4) Unfortunately, Man of Steel has some promising raw material that is never brought to fruition. Casting Kevin Costner and Diane Lane as Jonathan and Martha Kent, Clark’s Earth parents, is expert casting 101. Costner is right at home as a dad on a midwestern farm (“If you build it, he will come!”) and is a perfect counterpart for the ageless and wonderful Lane. Their too few scenes together with younger versions of Clark are electric (as presented in this beautiful, misleading trailer from last summer) and would have been a better focus for this movie. Henry Cavill, especially when moonlighting as a fisherman/barkeep, is a captivating force on screen and could have been that much more effective had he been given more Clark time and less “punch out with Zod” time. His chemistry with Amy Adams (a performer who holds her own against many different types of leading men – see: The Master or The Fighter) has great potential, but sadly much of their more intimate time together is only alluded to. We gather that they have shared something important (upon a mutual visit to a Kansas cemetery), but Snyder decides not to show us the actual conversation (oops). I would have loved to have watched a different movie with more Cavill and Adams getting to know one another and more Clark growing up with Costner and Lane as parents. This would have been a Man of Steel that had some wings to fly on.

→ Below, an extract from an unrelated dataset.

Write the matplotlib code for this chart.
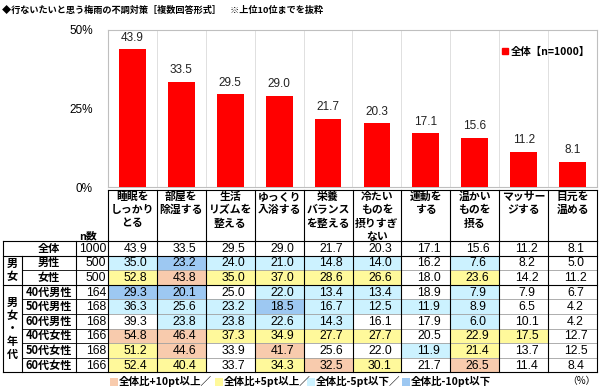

5) Man of Steel is movie of unrealized ambition and direction that unfortunately plows a path of story, character, and audience enjoyment destruction. It strives to be as iconic as its lead character, but plays the wrong notes too loudly and the right notes too softly and not frequently enough (I am not talking about the expected professional score from Nolan go-to Hans Zimmer). It could have been built on some wonderful raw material (the Cavill-Adams-Costner-Lane foursome could not be a better place to start), but the Kryptonian/General Zod infrastructure falls apart as easily as the CGI buildings Zod knocks down.